最後に、“平和のための軍人”(Soldaten für Frieden)についてお話しします。「平和のための軍人」。こう言うと、日本人にとっては非常に違和感があります。軍隊は人殺し、軍隊は殺人者、というイメージが強い。しかし、ドイツでは軍隊の中に、プファフさんのような人がいる。軍隊に限らず、警察官の中にも裁判官の中にも、あるいはマルサの中にもいろいろな人がいるわけでして、その中で悩みながら職務を執行している。その職務が、犯罪行為や、人間の尊厳を侵す行為、あるいは国家による嘘と一体化した国民を騙す行為に関わるときには、まさに自己の良心に基づいて告発をしたり、抵抗したり、する。良心的兵役拒否は、ドイツでは基本法に書き込まれている、文字通りの憲法上の権利であります。

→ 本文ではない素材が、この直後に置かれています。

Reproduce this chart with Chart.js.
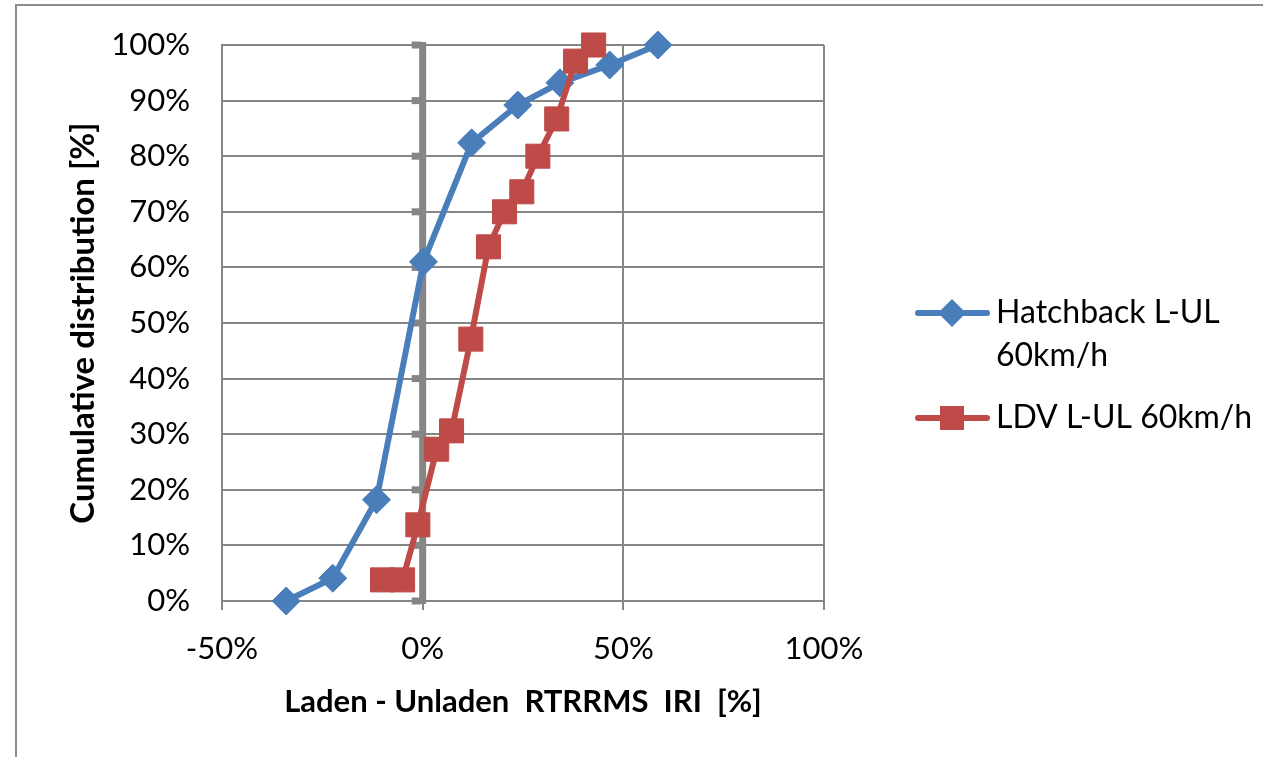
<!DOCTYPE html>
<html>
<head>
<meta charset="utf-8">
<script src="https://cdn.jsdelivr.net/npm/chart.js@4.4.1/dist/chart.umd.min.js"></script>
<style>
html,body{margin:0;padding:0;background:#fff;}
#wrap{width:1263px;height:757px;position:relative;}
</style>
</head>
<body>
<div id="wrap"><canvas id="c" width="1263" height="757"></canvas></div>
<script>
// ---- data ----
const hatchX = [-34, -22.4, -11.5, 0.2, 12.2, 23.7, 34.2, 46.6, 58.6];
const hatchY = [0, 4.1, 18.2, 61, 82.4, 89.2, 93.2, 96.4, 100];
const ldvX = [-10, -5, -1.2, 3.5, 7.2, 12, 16.4, 20.4, 24.7, 28.7, 33.4, 38.1, 42.6];
const ldvY = [3.8, 3.8, 13.7, 27.3, 30.6, 47.1, 63.7, 70, 73.6, 80, 86.7, 97.1, 100];
const hatchLabel = ['Hatchback L-UL', '60km/h'];
const ldvLabel = ['LDV L-UL 60km/h'];
const xTitle = 'Laden - Unladen  RTRRMS  IRI  [%]';
const yTitle = 'Cumulative distribution [%]';
const xTicks = [-50, 0, 50, 100];
const yTicks = [0, 10, 20, 30, 40, 50, 60, 70, 80, 90, 100];

const BLUE = '#4A7EBB';
const RED = '#BE4B48';
const GRID = '#868686';
const FONT = 'Lato';

function pts(xs, ys){ return xs.map((x,i)=>({x:x, y:ys[i]})); }

const decor = {
  id: 'decor',
  beforeDraw(chart){
    const ctx = chart.ctx;
    ctx.save();
    ctx.strokeStyle = '#8c8c8c';
    ctx.lineWidth = 2;
    ctx.strokeRect(16, 5, 1263, 800);
    ctx.restore();
  },
  beforeDatasetsDraw(chart){
    const ctx = chart.ctx;
    const xs = chart.scales.x, ys = chart.scales.y;
    const x0 = xs.getPixelForValue(0);
    ctx.save();
    ctx.fillStyle = GRID;
    const top = ys.getPixelForValue(100), bot = ys.getPixelForValue(0);
    ctx.fillRect(x0 - 3.5, top - 3, 7, bot - top + 6);
    yTicks.forEach(v => {
      const y = ys.getPixelForValue(v);
      ctx.fillRect(x0 - 11, y - 3.5, 9, 7);
    });
    ctx.restore();
  },
  afterDraw(chart){
    const ctx = chart.ctx;
    ctx.save();
    ctx.lineCap = 'round';
    const items = [
      {label: hatchLabel, color: BLUE, shape: 'diamond', y: 313},
      {label: ldvLabel, color: RED, shape: 'square', y: 418}
    ];
    items.forEach(it => {
      ctx.strokeStyle = it.color;
      ctx.lineWidth = 6;
      ctx.beginPath();
      ctx.moveTo(918, it.y); ctx.lineTo(987, it.y);
      ctx.stroke();
      ctx.fillStyle = it.color;
      const cx = 952;
      if (it.shape === 'diamond') {
        ctx.beginPath();
        ctx.moveTo(cx - 14, it.y); ctx.lineTo(cx, it.y - 14);
        ctx.lineTo(cx + 14, it.y); ctx.lineTo(cx, it.y + 14);
        ctx.closePath(); ctx.fill();
      } else {
        ctx.fillRect(cx - 12, it.y - 12, 24, 24);
      }
      ctx.fillStyle = '#000';
      ctx.font = '32px ' + FONT;
      ctx.textBaseline = 'middle';
      ctx.textAlign = 'left';
      it.label.forEach((t, i) => ctx.fillText(t, 996, it.y + i * 43));
    });
    ctx.restore();
  }
};

new Chart(document.getElementById('c'), {
  type: 'line',
  data: {
    datasets: [
      {
        label: hatchLabel.join(' '),
        data: pts(hatchX, hatchY),
        borderColor: BLUE, backgroundColor: BLUE,
        borderWidth: 6, tension: 0, clip: false,
        pointStyle: 'rectRot', pointRadius: 14, pointHoverRadius: 14,
        pointBackgroundColor: BLUE, pointBorderColor: BLUE, pointBorderWidth: 1,
        order: 2
      },
      {
        label: ldvLabel.join(' '),
        data: pts(ldvX, ldvY),
        borderColor: RED, backgroundColor: RED,
        borderWidth: 6, tension: 0, clip: false,
        pointStyle: 'rect', pointRadius: 17, pointHoverRadius: 17,
        pointBackgroundColor: RED, pointBorderColor: RED, pointBorderWidth: 1,
        order: 1
      }
    ]
  },
  options: {
    responsive: false,
    animation: false,
    devicePixelRatio: 1,
    layout: { padding: { top: 45, right: 439, bottom: 0, left: 0 } },
    plugins: { legend: { display: false }, tooltip: { enabled: false } },
    scales: {
      x: {
        type: 'linear', min: -50, max: 100,
        afterFit(s){ s.height = 156; },
        afterBuildTicks(s){ s.ticks = xTicks.map(v => ({value: v})); },
        ticks: { callback: v => v + '%', color: '#000', font: { family: FONT, size: 31 }, padding: 20, maxRotation: 0 },
        grid: { color: GRID, lineWidth: 2, drawTicks: true, tickLength: 9 },
        border: { color: GRID, width: 2 },
        title: { display: true, text: xTitle, color: '#000', font: { family: FONT, size: 31, weight: 'bold' }, padding: { top: 0, bottom: 36 } }
      },
      y: {
        min: 0, max: 100,
        afterFit(s){ s.width = 222; },
        afterBuildTicks(s){ s.ticks = yTicks.map(v => ({value: v})); },
        ticks: { callback: v => v + '%', color: '#000', font: { family: FONT, size: 31 }, padding: 2 },
        grid: { color: GRID, lineWidth: 2, drawTicks: true, tickLength: 30, tickColor: 'rgba(0,0,0,0)' },
        border: { color: GRID, width: 2 },
        title: { display: true, text: yTitle, color: '#000', font: { family: FONT, size: 33, weight: 'bold' }, padding: { top: 64, bottom: 0 } }
      }
    }
  },
  plugins: [decor]
});
</script>
</body>
</html>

これまで、日本の憲法にはそういう規定がないと言われてきました。しかし、今年2月24日岡山地方裁判所で出されたイラク派遣の判決の中で、裁判官は、平和的生存権は当然のように保障される、そこには、徴兵拒絶権、軍事労働拒絶権も含まれる、と判示した。平和的生存権は、このような内容を持っています。

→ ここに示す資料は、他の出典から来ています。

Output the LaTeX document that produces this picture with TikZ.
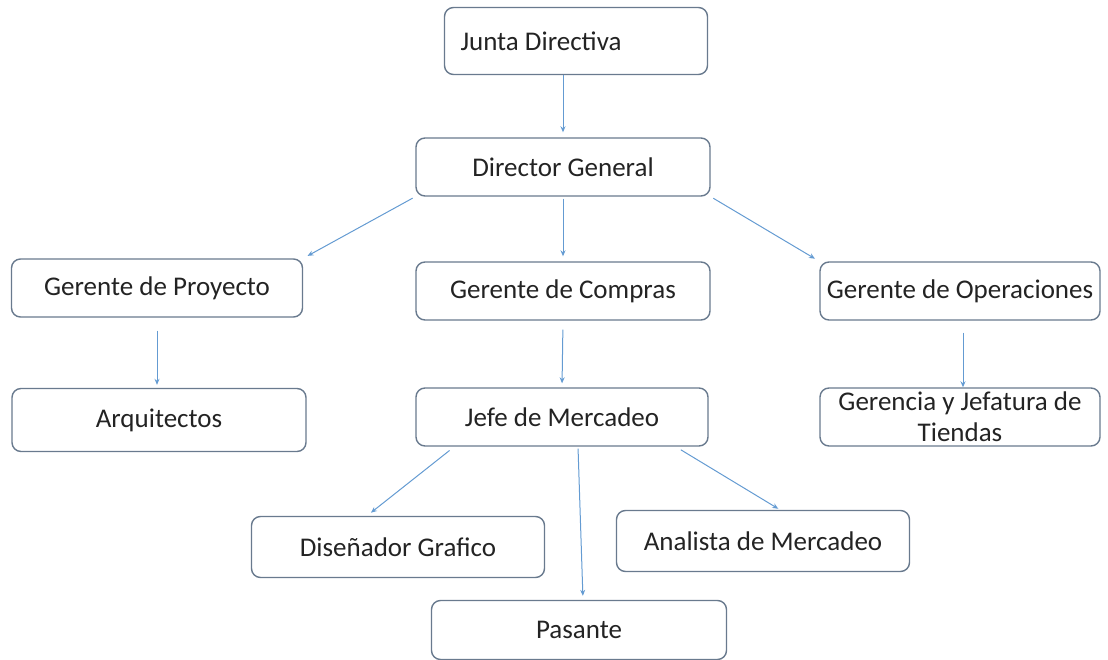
\documentclass[tikz,border=0pt]{standalone}
\usepackage{fontspec}
\setmainfont{Carlito}
\usetikzlibrary{arrows.meta}

\definecolor{boxline}{RGB}{105,122,142}
\definecolor{arrowblue}{RGB}{100,155,210}
\definecolor{textgray}{RGB}{35,35,35}

\tikzset{
    puesto/.style={draw=boxline, line width=1.4pt, rounded corners=9pt,
        minimum width=292pt, minimum height=58pt, text=textgray,
        font=\fontsize{27}{31}\selectfont, align=center, inner sep=2pt},
    flecha/.style={draw=arrowblue, line width=1pt,
        -{Stealth[length=6pt, width=5pt]}}
}

\begin{document}
\begin{tikzpicture}[x=1pt, y=-1pt]

    \useasboundingbox (0, 0) rectangle (1108, 660);

    % Top
    \node[puesto, minimum width=263pt, minimum height=67pt] (JD) at (576, 41) {Junta Directiva\hspace*{70pt}};
    \node[puesto, minimum width=294pt] (DG) at (563, 167) {Director General};

    % Gerentes
    \node[puesto, minimum width=291pt] (GP) at (157, 288) {Gerente de Proyecto};
    \node[puesto, minimum width=294pt] (GC) at (563, 291) {Gerente de Compras};
    \node[puesto, minimum width=280pt] (GO) at (960, 291) {Gerente de Operaciones};

    % Second level
    \node[puesto, minimum width=294pt, minimum height=63pt] (AR) at (159, 420) {Arquitectos};
    \node[puesto, minimum width=292pt] (JM) at (562, 417) {Jefe de Mercadeo};
    \node[puesto, minimum width=280pt] (GT) at (960, 417) {Gerencia y Jefatura de\\Tiendas};

    % Under Jefe de Mercadeo
    \node[puesto, minimum width=293pt, minimum height=61pt] (DI) at (398, 547) {Diseñador Grafico};
    \node[puesto, minimum width=293pt, minimum height=61pt] (AN) at (763, 541) {Analista de Mercadeo};
    \node[puesto, minimum width=295pt, minimum height=59pt] (PA) at (579, 630) {Pasante};

    % Lines
    \draw[flecha, shorten >=5pt] ([xshift=-13pt]JD.south) -- ([xshift=0pt]DG.north);
    \draw[flecha, shorten <=3pt, shorten >=5pt] (DG.south west) -- (GP.north east);
    \draw[flecha, shorten <=2pt, shorten >=5pt] (DG.south) -- (GC.north);
    \draw[flecha, shorten <=3pt, shorten >=5pt] (DG.south east) -- (GO.north west);
    \draw[flecha, shorten <=13pt, shorten >=3pt] (GP.south) -- (AR.north -| GP.south);
    \draw[flecha, shorten <=9pt, shorten >=4pt] (GC.south) -- (JM.north);
    \draw[flecha, shorten <=12pt] ([xshift=3pt]GO.south) -- ([xshift=3pt]GT.north);
    \draw[flecha, shorten <=6pt, shorten >=5pt] ([xshift=39pt]JM.south west) -- ([xshift=-31pt]DI.north);
    \draw[flecha, shorten <=2pt, shorten >=4pt] ([xshift=16pt]JM.south) -- ([xshift=4pt]PA.north);
    \draw[flecha, shorten <=6pt, shorten >=2pt] ([xshift=-33pt]JM.south east) -- ([xshift=17pt]AN.north);

\end{tikzpicture}
\end{document}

思えば35年半前、長沼事件で札幌地裁の福島重雄裁判長は、判決の中で平和的生存権を明示しました。その福島裁判長は長らく沈黙を守ってきた。そして35年目にして語られた証言を、この間私は本にしました(福島重雄・大出良知・水島朝穂共編著『長沼事件 平賀書簡』〔日本評論社、2009年〕)。35年目の証言というのは重い。しかし、日本ではこういう判決を出した裁判官は長期の沈黙を強いられた。そのような苦労の中で出された平和的生存権があるからこそ、私たちも今この権利を使って戦争協力を拒否できるわけです。ただ、“開かれた裁判所”という観点からすると、日本の裁判官 ―― 裁判官のみならず警察官や自衛隊員 ―― は閉じられた世界にあって、市民という顔を見せることが少ない。

一方ドイツでは、プファフさんの存在が明らかにするとおり、現職の陸軍少佐が日本まで来て、ドイツ政府の批判をする、ドイツ連邦軍は憲法違反の戦争に参加したと告発をする。これをドイツの軍隊はまだ許しているし、大尉に降格されたのを、連邦行政裁判所でこの処分を取り消したという画期的な司法の働きもあるわけです。私はここにも、ドイツにおいて、多様な、批判的思考というものが息づいていると思います。そういうことを許容する社会、そういう市民社会が羨ましいと思うし、それを我々は日本に作っていかなければならない。

日本で自衛隊に反対するというと、すぐ左翼だとか過激派だとかいう話になりますが、プファフさん自身は正真正銘の保守派です。その人が何故こういうことをするのかを目の当たりにすることで、真の市民社会の在り方が、見えてくると思います。その意味で是非今日のお話を通じて、ドイツとドイツの軍隊の在り方とを学び、同時に、最終的に日本国憲法が発するメッセージ ―― 平和の仕組み、平和の守り方と創り方 ―― 、それを学んでいただきたいということを最後に申し上げて終わりたいと思います。

《付記》『法学館憲法研究所報』創刊号(法学館憲法研究所発行、2009年7月)34~41頁所収(文責・法学館)。